Moscow has responded derisively to a report by a Britiain-based investigative group claiming one of the two men suspected of poisoning ex-spy Sergei Skripal is a highly decorated colonel in Russian military intelligence.
A report by Bellingcat asserted Wednesday that the man identifying himself as Ruslan Boshirov is really Anatoly Chepiga, a military intelligence colonel awarded the Hero of Russia, the country’s highest honor.
Russian Foreign Ministry spokeswoman Maria Zakharova characterized the report as a stunt timed to coincide with British Prime Minister Theresa May’s address to the U.N. General Assembly.
"There is no proof, so they are continuing their information campaign whose main task is to divert attention from the main question: WHAT HAPPENED IN SALISBURY?" Zakharova wrote on Facebook Wednesday, referring to the British town where the poisoning occurred.
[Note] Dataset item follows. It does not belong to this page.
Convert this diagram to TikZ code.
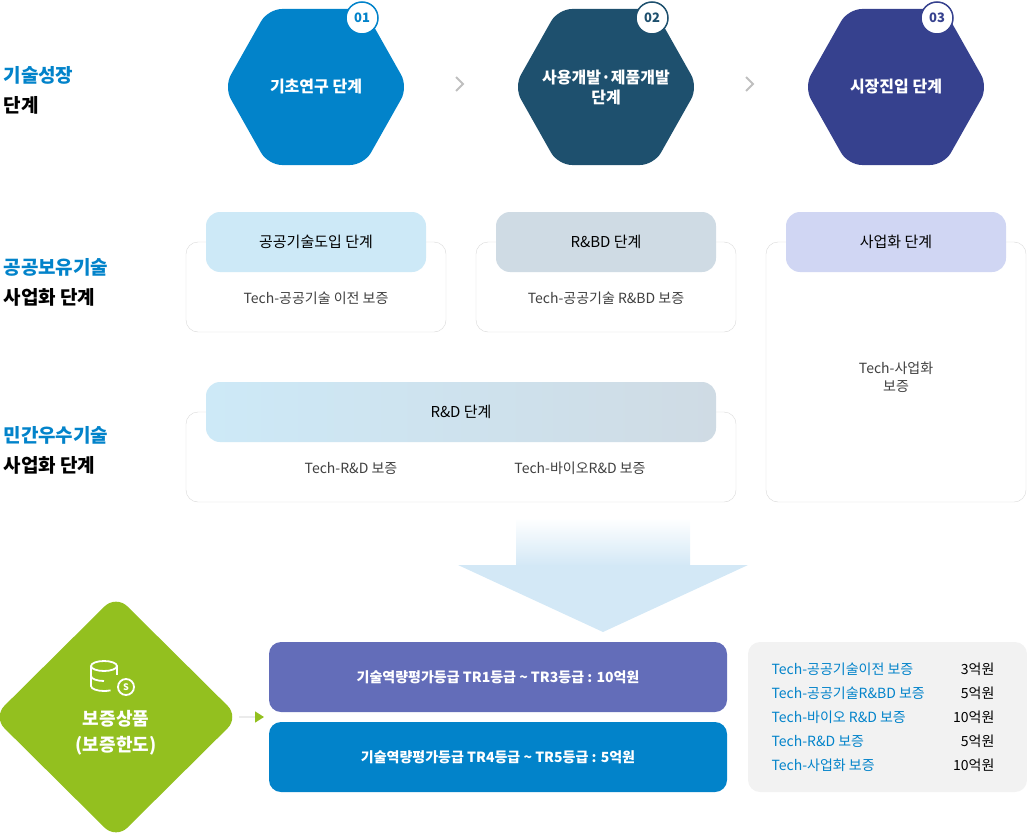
\documentclass[tikz,border=0pt]{standalone}
\usepackage{fontspec}
\setmainfont{Noto Sans CJK KR}
\usetikzlibrary{shapes.geometric,arrows.meta,shadings}
\definecolor{hexA}{HTML}{0283CA}
\definecolor{hexB}{HTML}{1E506E}
\definecolor{hexC}{HTML}{36418E}
\definecolor{pillA}{HTML}{CDE9F7}
\definecolor{pillB}{HTML}{CFDBE4}
\definecolor{pillC}{HTML}{D0D6F3}
\definecolor{txtblue}{HTML}{0283CA}
\definecolor{leaf}{HTML}{93C01F}
\definecolor{purp}{HTML}{636DB9}
\definecolor{panel}{HTML}{F2F2F2}
\definecolor{frame}{HTML}{D9D9D9}
\definecolor{arr}{HTML}{D3E8F6}
\newcommand{\hexpath}[2]{% center x, colour
  \fill[#2,rounded corners=14pt] (#1-92,87) -- (#1-48,9) -- (#1+48,9) -- (#1+92,87)
    -- (#1+48,165) -- (#1-48,165) -- cycle;}
\tikzset{
  hexstage/.style={text=white,font=\bfseries\fontsize{16}{20}\selectfont,align=center},
  badge/.style={circle,fill=white,draw=#1,line width=1.5pt,minimum size=32pt,inner sep=0pt,
    text=#1,font=\bfseries\fontsize{13}{13}\selectfont},
  framebox/.style={draw=frame,rounded corners=12pt,fill=white},
  pill/.style={rounded corners=14pt,fill=#1,font=\fontsize{15}{18}\selectfont},
  sidelab/.style={anchor=west,align=left,font=\bfseries\fontsize{19}{30}\selectfont},
  item/.style={font=\fontsize{14}{18}\selectfont,text=black!75},
  grade/.style={rounded corners=12pt,fill=#1,text=white,font=\bfseries\fontsize{14}{18}\selectfont},
  row/.style={anchor=west,text=txtblue,font=\fontsize{14}{17}\selectfont},
  amount/.style={anchor=east,font=\fontsize{14}{17}\selectfont},
  chev/.style={draw=black!25,line width=1.8pt}
}
\begin{document}
\begin{tikzpicture}[x=1pt,y=-1pt]
  \useasboundingbox (0,0) rectangle (1027,832);

  % stages
  \hexpath{316}{hexA}
  \hexpath{606}{hexB}
  \hexpath{896}{hexC}
  \node[hexstage] (h1) at (316,87) {기초연구 단계};
  \node[hexstage] (h2) at (606,87) {사용개발·제품개발\\단계};
  \node[hexstage] (h3) at (896,87) {시장진입 단계};
  \node[badge=hexA] (b1) at (362,18) {01};
  \node[badge=hexB] (b2) at (652,18) {02};
  \node[badge=hexC] (b3) at (937,18) {03};
  \draw[chev] (456,77) -- (463,84) -- (456,91);
  \draw[chev] (746,77) -- (753,84) -- (746,91);

  % side labels
  \node[sidelab] (s1) at (0,90) {\textcolor{txtblue}{기술성장}\\단계};
  \node[sidelab] (s2) at (0,282) {\textcolor{txtblue}{공공보유기술}\\사업화 단계};
  \node[sidelab] (s3) at (0,450) {\textcolor{txtblue}{민간우수기술}\\사업화 단계};

  % boxes
  \draw[framebox] (186,242) rectangle (446,332);
  \draw[framebox] (476,242) rectangle (736,332);
  \draw[framebox] (766,242) rectangle (1026,502);
  \draw[framebox] (186,412) rectangle (736,502);
  \node[pill=pillA,minimum width=220pt,minimum height=60pt] (p1) at (316,242) {공공기술도입 단계};
  \node[pill=pillB,minimum width=220pt,minimum height=60pt] (p2) at (606,242) {R\&BD 단계};
  \node[pill=pillC,minimum width=220pt,minimum height=60pt] (p3) at (896,242) {사업화 단계};
  \shade[left color=pillA,right color=pillB,rounded corners=14pt] (206,382) rectangle (716,442);
  \node[font=\fontsize{15}{18}\selectfont] (p4) at (461,412) {R\&D 단계};
  \node[item] (t1) at (316,298) {Tech-공공기술 이전 보증};
  \node[item] (t2) at (606,298) {Tech-공공기술 R\&BD 보증};
  \node[item,align=center] (t3) at (896,377) {Tech-사업화\\보증};
  \node[item] (t4) at (351,468) {Tech-R\&D 보증};
  \node[item] (t5) at (580,468) {Tech-바이오R\&D 보증};

  % big arrow
  \shade[top color=white,bottom color=arr] (516,518) rectangle (690,566);
  \fill[arr] (458,565) -- (748,565) -- (603,632) -- cycle;

  % product
  \node[diamond,fill=leaf,minimum width=246pt,minimum height=244pt,inner sep=0pt,
    rounded corners=16pt] (dm) at (116,717) {};
  \begin{scope}[draw=white,line width=1.8pt]
    \draw (104,666) ellipse (13pt and 5pt);
    \draw (91,666) -- (91,686) arc[start angle=180,end angle=300,x radius=13pt,y radius=5pt];
    \draw (117,666) -- (117,675);
    \draw (91,676) arc[start angle=180,end angle=270,x radius=13pt,y radius=5pt];
    \draw[fill=leaf] (126,687) circle (8pt);
  \end{scope}
  \node[text=white,font=\bfseries\fontsize{9}{9}\selectfont] (ds) at (126,687) {S};
  \node[text=white,align=center,font=\bfseries\fontsize{18}{26}\selectfont] (dl) at (116,733) {보증상품\\(보증한도)};
  \coordinate (tip) at (264,717);
  \draw[draw=black!8,line width=1.5pt,-{Triangle[length=9pt,width=11pt,color=leaf]}] (dm.east) -- (tip);

  \node[grade=purp,minimum width=458pt,minimum height=70pt] (g1) at (498,677) {기술역량평가등급 TR1등급 \textasciitilde{} TR3등급 : 10억원};
  \node[grade=hexA,minimum width=458pt,minimum height=70pt] (g2) at (498,757) {기술역량평가등급 TR4등급 \textasciitilde{} TR5등급 : 5억원};

  \fill[panel,rounded corners=12pt] (748,642) rectangle (1027,792);
  \foreach \y/\n/\v in {669/Tech-공공기술이전 보증/3억원, 693/Tech-공공기술R\&BD 보증/5억원,
      717/Tech-바이오 R\&D 보증/10억원, 741/Tech-R\&D 보증/5억원, 765/Tech-사업화 보증/10억원}{
    \node[row] at (768,\y) {\n};
    \node[amount] at (998,\y) {\v};
  }
\end{tikzpicture}
\end{document}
President Vladimir Putin's spokesman Dmitry Peskov said the president’s administration had seen the Bellingcat report but dismissed it.
"Lots of people look like one another," he said when questioned about the physical similarities between Boshirov and the photo of Chepiga published in the report.
Putin has denied that the men in question are spies, repeatedly identifying them as civilians.
His government has been accused of being behind the March poisoning of Skripal and his daughter Yulia with Novichok, a nerve agent developed in the Soviet era.
The report said the man identified as Chepiga, 39, graduated from the Far-Eastern Military Command Academy, one of the country's top training grounds for marine commandos and special forces.
He is said to have fought in Chechnya and possibly Ukraine, receiving the Hero of Russia award in 2014 for "conducting a peace-keeping mission," probably a reference to the Ukraine conflict.
The report said it was "highly likely" that Putin knew Chepiga as he personally hands out the Hero of Russia awards.